Dale said:
Sure, it fixes the coordinate system, but fixing the coordinate system doesn’t make it independent of the coordinate system.
I never said ”energy” was coordinate system independent. I said ”energy in coordinate system S” is coordinate independent. The latter fixes the system in which energy is to be found. You can find that energy from computations made ising any other coordinate system and it will still be the same energy.
Dale said:
Similarly, the tension in a spring depends on the length. You can fix the length, but that doesn’t make the tension independent of the length.
Again, I never claimed so.
Dale said:
When you fix the coordinate system, a quantity that is coordinate dependent becomes well-defined, not coordinate-independent. I think you are confounding well-defined with coordinate-independent.
I disagree. If you have a set of basis vectors, the coefficients of any other vector in terms of that basis are scalar quantities. They are literally found by the inmer product of the (dual) basis and the vector. It does not matter whether I compute that inner product using coordinates that are based on the basis or a different coordinate system.
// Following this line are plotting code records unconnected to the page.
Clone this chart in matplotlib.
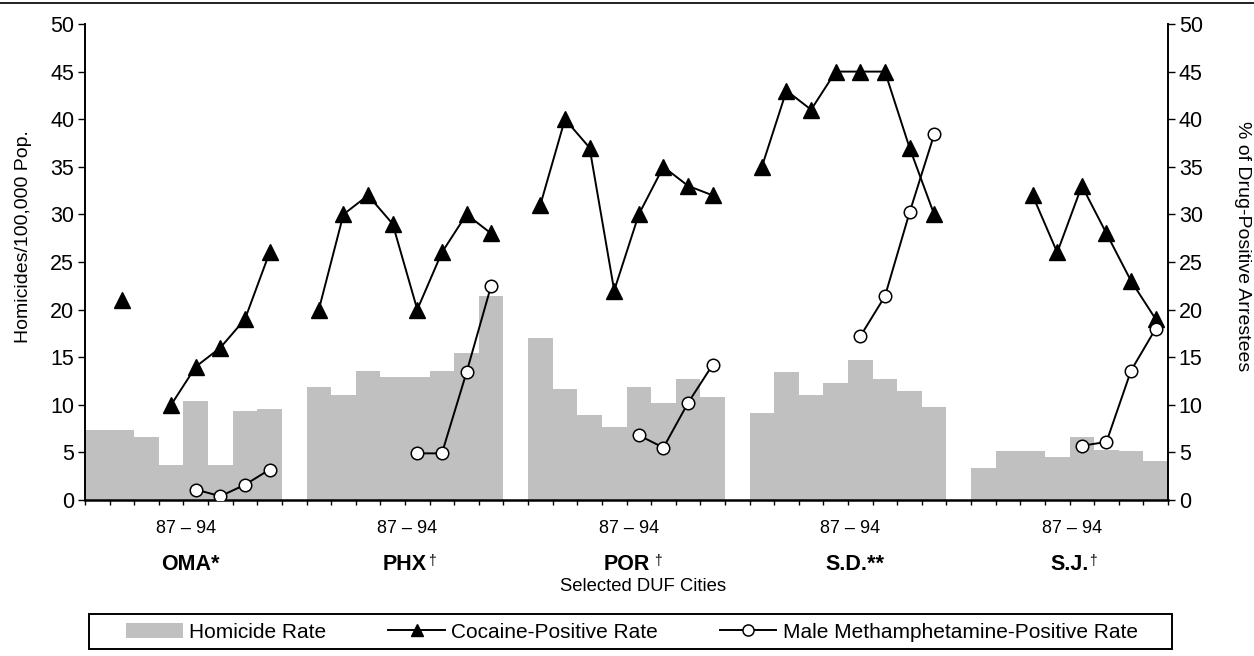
import matplotlib
matplotlib.use('Agg')
import matplotlib.pyplot as plt
import matplotlib.transforms as mtransforms
import numpy as np
from matplotlib.lines import Line2D
from matplotlib.patches import Patch, Rectangle

plt.rcParams['font.family'] = ['Liberation Sans', 'DejaVu Sans']

# ---------------- data ----------------
cities = ['OMA*', 'PHX', 'POR', 'S.D.**', 'S.J.']
city_dagger = [False, True, True, False, True]
year_label = '87 – 94'

# homicides per 100,000 population, years 1987..1994 per city
homicide_rate = [
    7.4, 7.4, 6.6, 3.7, 10.4, 3.7, 9.3, 9.6,        # OMA
    11.9, 11.0, 13.5, 12.9, 12.9, 13.5, 15.4, 21.4,  # PHX
    17.0, 11.7, 8.9, 7.7, 11.9, 10.2, 12.7, 10.8,    # POR
    9.1, 13.4, 11.0, 12.3, 14.7, 12.7, 11.4, 9.8,    # S.D.
    3.4, 5.1, 5.1, 4.5, 6.6, 5.3, 5.1, 4.1,          # S.J.
]
# % cocaine-positive arrestees (None = no data)
cocaine_rate = [
    None, 21, None, 10, 14, 16, 19, 26,
    20, 30, 32, 29, 20, 26, 30, 28,
    31, 40, 37, 22, 30, 35, 33, 32,
    35, 43, 41, 45, 45, 45, 37, 30,
    None, None, 32, 26, 33, 28, 23, 19,
]
# % male methamphetamine-positive arrestees
meth_rate = [
    None, None, None, None, 1.1, 0.4, 1.6, 3.2,
    None, None, None, None, 4.9, 4.9, 13.4, 22.5,
    None, None, None, None, 6.8, 5.5, 10.2, 14.2,
    None, None, None, None, 17.2, 21.4, 30.2, 38.4,
    None, None, None, None, 5.7, 6.1, 13.6, 18.0,
]

n_years = 8
n_slots = len(cities) * (n_years + 1) - 1
slots = [g * (n_years + 1) + j for g in range(len(cities)) for j in range(n_years)]


def to_slots(vals):
    arr = np.full(n_slots, np.nan)
    for s, v in zip(slots, vals):
        if v is not None:
            arr[s] = v
    return arr


W, H = 1254, 656
fig = plt.figure(figsize=(W / 100, H / 100), dpi=100)
ax = fig.add_axes([85 / W, 1 - 500 / H, (1168 - 85) / W, 476 / H])

ax.bar(slots, homicide_rate, width=1.0, color='#C0C0C0', linewidth=0, zorder=1)
ax.set_xlim(-0.5, n_slots - 0.5)
ax.set_ylim(0, 50)

ax2 = ax.twinx()
ax2.set_ylim(0, 50)
xs = np.arange(n_slots)
ax2.plot(xs, to_slots(cocaine_rate), color='black', lw=1.4, marker='^', ms=11,
         mfc='black', mec='black', zorder=3)
ax2.plot(xs, to_slots(meth_rate), color='black', lw=1.4, marker='o', ms=9,
         mfc='white', mec='black', mew=1.1, zorder=4)

# spines
for a in (ax, ax2):
    a.spines['top'].set_visible(False)
ax2.spines['left'].set_visible(False)
ax2.spines['bottom'].set_visible(False)
ax.spines['right'].set_visible(False)
ax.spines['left'].set_linewidth(1.4)
ax.spines['bottom'].set_linewidth(1.8)
ax2.spines['right'].set_linewidth(1.4)

ax.set_xticks(np.arange(-0.5, n_slots, 1.0))
ax.set_xticklabels([])
ax.tick_params(axis='x', direction='out', length=3.4, width=1.0)
yt = list(range(0, 51, 5))
ax.set_yticks(yt)
ax2.set_yticks(yt)
ax.tick_params(axis='y', direction='out', length=4.8, width=1.0, labelsize=15.5, pad=3)
ax2.tick_params(axis='y', direction='out', length=4.8, width=1.0, labelsize=15.5, pad=3)

# group labels under the axis
trans = mtransforms.blended_transform_factory(ax.transData, fig.transFigure)
for g, name in enumerate(cities):
    c = g * (n_years + 1) + (n_years - 1) / 2
    ax.text(c + 0.1, 1 - 533 / H, year_label, ha='center', va='baseline',
            fontsize=13, transform=trans)
    t = ax.text(c + (0.0 if city_dagger[g] else 0.3), 1 - 570 / H, name,
                ha='center', va='baseline', fontsize=15.5, fontweight='bold',
                transform=trans)
    if city_dagger[g]:
        off = 3.5 if name == 'POR' else 0.5
        ax.annotate('†', xy=(1, 1), xycoords=t, xytext=(off, 0),
                    textcoords='offset points', ha='left', va='top', fontsize=10)

fig.text(643 / W, 1 - 591 / H, 'Selected DUF Cities', ha='center', va='baseline',
         fontsize=13.3)

fig.text(24 / W, 1 - 237 / H, 'Homicides/100,000 Pop.', rotation=90,
         ha='center', va='center', fontsize=14)
fig.text(1242 / W, 1 - 246 / H, '% of Drug-Positive Arrestees', rotation=270,
         ha='center', va='center', fontsize=14)

# legend
handles = [
    Patch(facecolor='#C0C0C0', edgecolor='none'),
    Line2D([], [], color='black', lw=1.4, marker='^', ms=9, mfc='black', mec='black'),
    Line2D([], [], color='black', lw=1.4, marker='o', ms=8, mfc='white', mec='black', mew=1.1),
]
labels = ['Homicide Rate', 'Cocaine-Positive Rate', 'Male Methamphetamine-Positive Rate']
fig.legend(handles, labels, loc='center', bbox_to_anchor=(632 / W, 1 - 632 / H),
           ncol=3, frameon=False, fontsize=15, handlelength=2.7, handletextpad=0.3,
           columnspacing=3.0, borderpad=0.0)
fig.add_artist(Rectangle((89 / W, 1 - 649 / H), (1172 - 89) / W, 35 / H,
                         transform=fig.transFigure, fill=False, edgecolor='black',
                         lw=1.4))

# top border line
fig.add_artist(Line2D([0, 1], [1 - 3 / H, 1 - 3 / H], transform=fig.transFigure,
                      color='#222222', lw=1.4))

fig.savefig('out.png', dpi=100)
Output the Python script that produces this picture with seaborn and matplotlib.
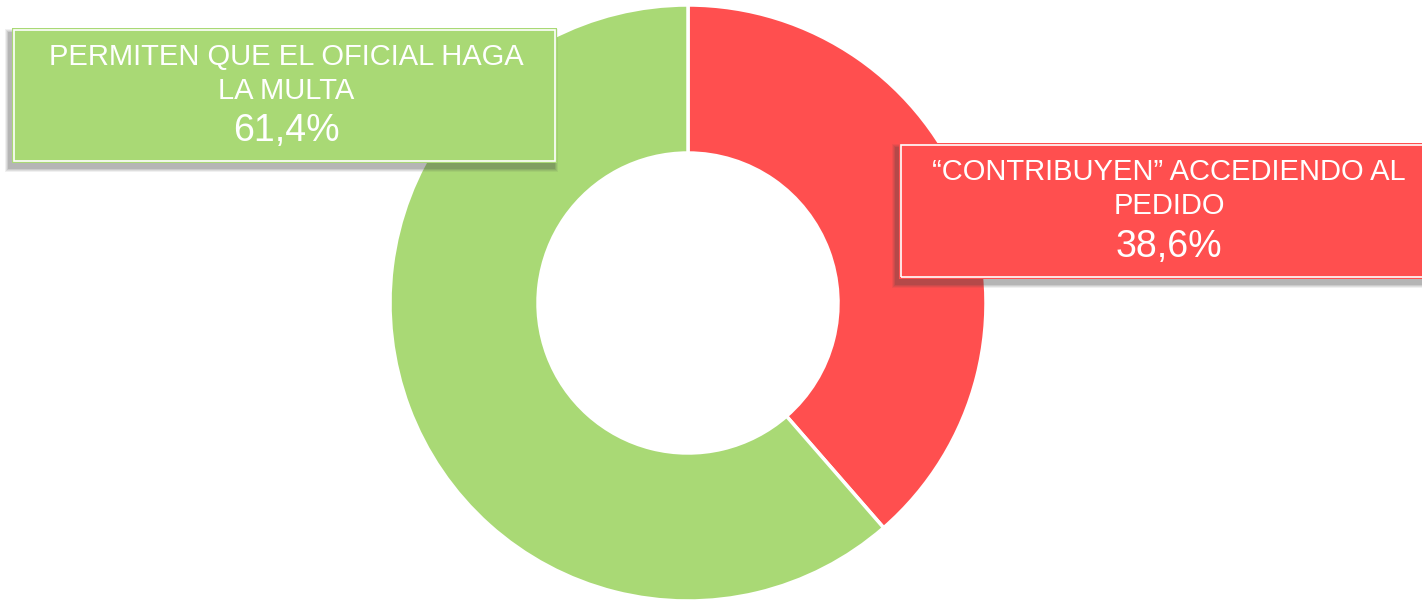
import matplotlib.pyplot as plt
import seaborn as sns
from matplotlib.patches import Rectangle

# data
categories = ['“CONTRIBUYEN” ACCEDIENDO AL\nPEDIDO', 'PERMITEN QUE EL OFICIAL HAGA\nLA MULTA']
values = [38.6, 61.4]
pct_labels = ['38,6%', '61,4%']
colors = ['#FF4F4F', '#A9D975']

sns.set_theme(style='white')
plt.rcParams['font.family'] = ['Liberation Sans', 'DejaVu Sans']

W, H = 1422, 600
fig = plt.figure(figsize=(W / 100, H / 100), dpi=100)
ax = fig.add_axes([0, 0, 1, 1])

# donut, drawn in pixel-like data coords (y up)
ax.pie(values, colors=colors, startangle=90, counterclock=False,
       center=(688, H - 303), radius=298,
       wedgeprops=dict(width=148, edgecolor='white', linewidth=2.5))
ax.set_xlim(0, W)
ax.set_ylim(0, H)
ax.set_aspect('equal')
ax.axis('off')


def label_box(x0, y0, x1, y1, color, text, pct, cx, ty, py):
    # soft shadow down-left
    for i, a in enumerate([0.08, 0.10, 0.12, 0.16]):
        d = 8 - i * 2
        ax.add_patch(Rectangle((x0 - 3 - d / 2, H - y1 - 5 - d / 2), x1 - x0 + d, y1 - y0 + d,
                               facecolor='#444444', edgecolor='none', alpha=a, zorder=3))
    ax.add_patch(Rectangle((x0, H - y1), x1 - x0, y1 - y0, facecolor=color,
                           edgecolor='none', zorder=4))
    ax.add_patch(Rectangle((x0 + 2, H - y1 + 2), x1 - x0 - 4, y1 - y0 - 4, facecolor='none',
                           edgecolor='white', linewidth=1.2, zorder=5))
    ax.text(cx, H - ty, text, ha='center', va='center', color='white',
            fontsize=21, linespacing=1.28, zorder=6)
    ax.text(cx, H - py, pct, ha='center', va='center', color='white',
            fontsize=27, zorder=6)


label_box(12, 28, 557, 163, colors[1], categories[1], pct_labels[1], 286, 74, 131)
label_box(899, 143, 1445, 279, colors[0], categories[0], pct_labels[0], 1169, 189, 247)

fig.savefig('out.png', dpi=100, facecolor='white')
However, the coefficients are quite obviously going to depend on the basis you use for expressing the vector.
Dale said:
I am not completely sure which quantity you are referring to by “energy in coordinate system S”. I think it is et⋅p, which depends on t.
Indeed, and t is still a scalar function in any other coordinate system. It just does not have the expression ##t = t’##.
Dale said:
It is well defined and, as you say, can be calculated in any other frame. But none of that removes the fact that the coordinate t is literally right there in the formula and changes when you change coordinates.
Yes, t is there, but it is not equal to t’. It is ##t = \gamma(t’ + vx’)##. This is just the regular inverse Lorentz transformation.
Obviously ##e_t \cdot p## need not be equal to ##e_t’ \cdot p##.
Let us take it back to Euclidean geometry in 2D. Given an orthonormal basis ##\{\vec e_i\}## you can express any vector ##\vec v## as ##\vec v = v^1\vec e_1 + v^2 \vec e_2##. The quantities ##v^i## do not depend on whatever coordinates you pick. You can choose to use the Cartesian coordinates based on ##\{\vec e_i\}## or you can use Cartesian coordinates based* on ##\{\vec e_i’\}## (or any other curvilinear or oblique coordinates), the ##v^i## will still be given by ##\vec e_i \cdot \vec v##.
* By this we mean that the coordinates of a point ##p## are the ##x^i## in ##\vec x = x^i \vec e_i## with ##\vec x## being the position vector relative to some chosen origin.